Reflecting 'space age' scientific advances, computer technology was harnessed as an aid to industry and commerce. In 1957 the University of Glasgow acquired what was only Scotland's third computer and two years later opened a computing research laboratory. The University of Strathclyde's Department of Computer Science was created in 1967. The early computers were expensive monsters of hardware, operated through a complex system of diodes, valves and wiring. Nor were they part of the general office environment, where the most advanced development was usually the replacement of manual with electric typewriters. Other equipment could be primitive. As a very young office junior in Glasgow during the 1960s, this writer recalls being confronted for the first time by a photocopier. The operator gingerly manipulated liquid chemicals, making sure that there was the right balance in order to reproduce a solitary page.

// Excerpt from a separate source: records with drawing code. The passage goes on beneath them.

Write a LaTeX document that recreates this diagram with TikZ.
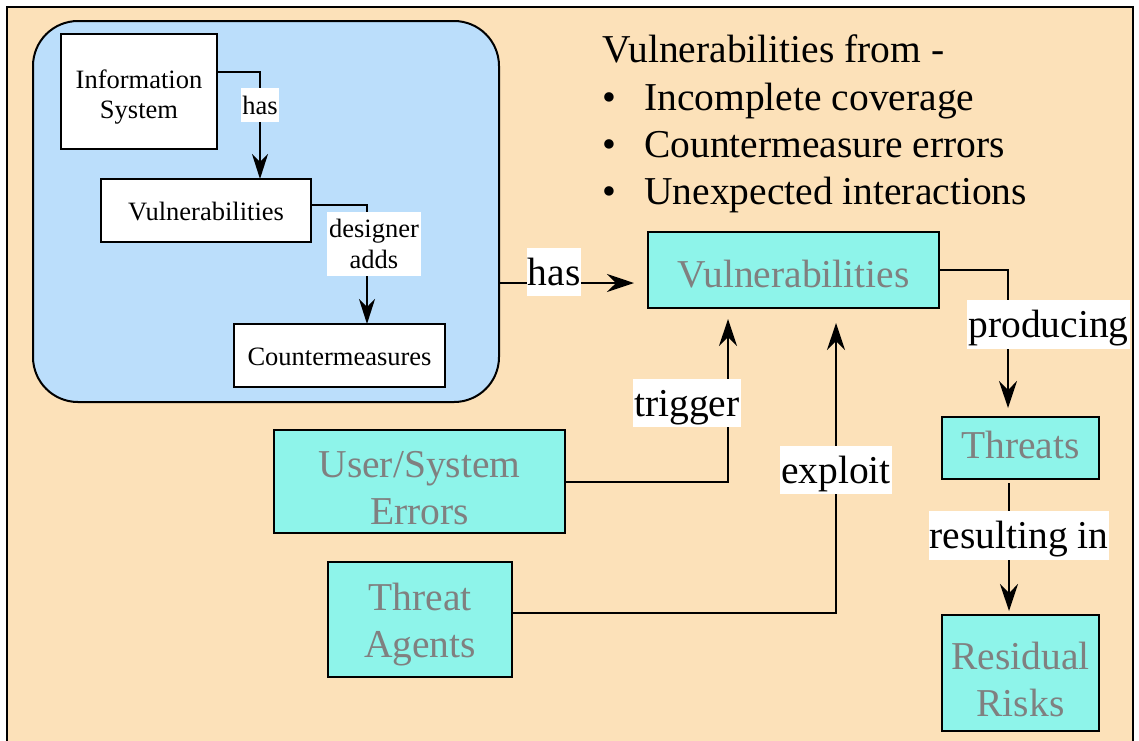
\documentclass[tikz,border=0pt]{standalone}
\usepackage{fontspec}
\setmainfont{Liberation Serif}
\usetikzlibrary{arrows.meta,calc}
\definecolor{peach}{HTML}{FCE1B9}
\definecolor{skyb}{HTML}{BBDEFB}
\definecolor{aqua}{HTML}{8EF4EA}
\definecolor{greytext}{HTML}{808080}
\newcommand{\padtop}[1]{\rule{0pt}{#1}}
\newcommand{\padbot}[1]{\rule[-#1]{0pt}{#1}}
\begin{document}
\begin{tikzpicture}[x=1pt,y=-1pt,
  bigfont/.style={font=\fontsize{39.5}{47}\selectfont},
  smallfont/.style={font=\fontsize{26.5}{30.5}\selectfont},
  wbox/.style={draw,line width=2pt,fill=white,inner sep=0pt,outer sep=0pt,align=center,smallfont},
  cbox/.style={draw,line width=2pt,fill=aqua,text=greytext,inner sep=0pt,outer sep=0pt,align=center,bigfont},
  labB/.style={fill=white,inner xsep=1pt,inner ysep=2pt,text height=35.5pt,text depth=8.7pt,bigfont},
  labS/.style={fill=white,inner xsep=1pt,inner ysep=2pt,text height=23.9pt,text depth=5.8pt,smallfont},
  connB/.style={line width=2pt,-{Stealth[length=27pt,width=18pt,inset=9pt]}},
  connS/.style={line width=2pt,-{Stealth[length=25pt,width=16pt,inset=8pt]}},
  ]
\useasboundingbox (0,0) rectangle (1139,740);
\clip (0,0) rectangle (1139,740);
\fill[white] (0,0) rectangle (1139,740);
\draw[line width=2pt,fill=peach] (7,7) rectangle (1133,760);

% inner system box
\node[draw,line width=2pt,fill=skyb,rounded corners=45pt,minimum width=466pt,minimum height=381pt,inner sep=0pt,outer sep=0pt] (blue) at (266,211.5) {};
\node[wbox,minimum width=156pt,minimum height=115pt] (IS) at (139,91.5) {\padtop{30pt}Information\\System};
\node[wbox,minimum width=210pt,minimum height=63pt] (iV) at (206,210.5) {\padtop{20pt}Vulnerabilities};
\node[wbox,minimum width=211pt,minimum height=63pt] (CM) at (339.5,355.5) {\padtop{20pt}Countermeasures};

% title text
\node[bigfont,anchor=base west,inner sep=0pt] (t0) at (602,62) {Vulnerabilities from -};
\node[bigfont,anchor=base west,inner sep=0pt] (t1) at (602,110) {\makebox[42pt][l]{\textbullet}Incomplete coverage};
\node[bigfont,anchor=base west,inner sep=0pt] (t2) at (602,157) {\makebox[42pt][l]{\textbullet}Countermeasure errors};
\node[bigfont,anchor=base west,inner sep=0pt] (t3) at (602,204) {\makebox[42pt][l]{\textbullet}Unexpected interactions};

% main boxes
\node[cbox,minimum width=291pt,minimum height=76pt] (V) at (793.5,270) {\padtop{35pt}Vulnerabilities};
\node[cbox,minimum width=157pt,minimum height=62pt] (T) at (1020.5,448) {Threats\padbot{6pt}};
\node[cbox,minimum width=157pt,minimum height=116pt] (R) at (1020.5,673) {\padtop{40pt}Residual\\Risks};
\node[cbox,minimum width=291pt,minimum height=103pt] (USE) at (419.5,481.5) {\padtop{40pt}User/System\\Errors};
\node[cbox,minimum width=184pt,minimum height=115pt] (TA) at (420,619.5) {\padtop{38pt}Threat\\Agents};

% inner connectors
\draw[connS] ([yshift=19.5pt]IS.east) -| ([xshift=54pt]iV.north)
  node[labS,pos=0.654] (l1) {has};
\draw[connS] ([yshift=5.5pt]iV.east) -| ([xshift=27.5pt]CM.north)
  node[fill=white,smallfont,align=center,inner xsep=2pt,inner ysep=7pt,pos=0.664,xshift=7pt] (l2) {designer\\adds};

% main connectors
\draw[connB,shorten >=14pt] ([yshift=-71.5pt]blue.east) -- ([yshift=-13pt]V.west)
  node[labB,pos=0.37,yshift=11pt] (l3) {has};
\draw[connB,shorten >=9pt] (V.east) -| ([xshift=-12.5pt]T.north)
  node[labB,pos=0.685,xshift=40.5pt] (l4) {producing};
\draw[connB,shorten <=4pt,shorten >=4pt] ([xshift=-11.5pt]T.south) -- ([xshift=-11.5pt]R.north)
  node[labB,pos=0.415,xshift=10pt] (l5) {resulting in};
\draw[connB,shorten >=11pt] (USE.east) -| ([xshift=-65.5pt]V.south)
  node[labB,pos=0.726,xshift=-41pt] (l6) {trigger};
\draw[connB,shorten >=15pt] ([yshift=6.5pt]TA.east) -| ([xshift=42.5pt]V.south)
  node[labB,pos=0.735] (l7) {exploit};
\end{tikzpicture}
\end{document}
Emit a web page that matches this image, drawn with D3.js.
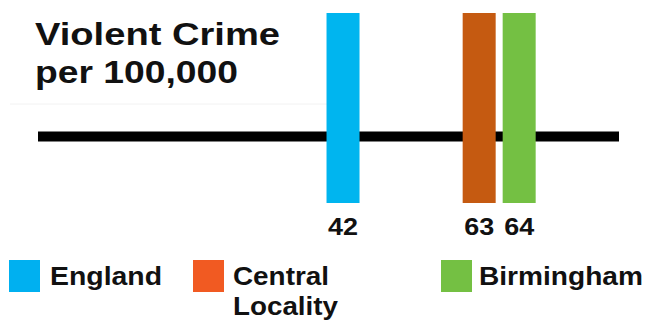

Technology became more sophisticated during the 1970s as the components involved in electronics production were reduced in size. The micro-chip metamorphosed computers into desk-top devices that could be networked via a server. Certain work practices altered radically because of the advances in graphics and word-processing. For instance, computerised typesetting and photocomposition replaced traditional skills in the printing trade, lowering costs and reducing the workforce. This was one reason why the tabloid Sun newspaper was able to print a Scottish edition at Kinning Park from 1986. At the same time developments in satellite technology allowed radio, television and telephone signals to be transmitted more swiftly around the world. During the 1990s the mobile phone and the Internet revolutionised communications because of their accessibility. The continuing importance of new technology is currently exemplified by the concept of City Science, Glasgow's central district where companies at the cutting edge of research and development are being encouraged to locate.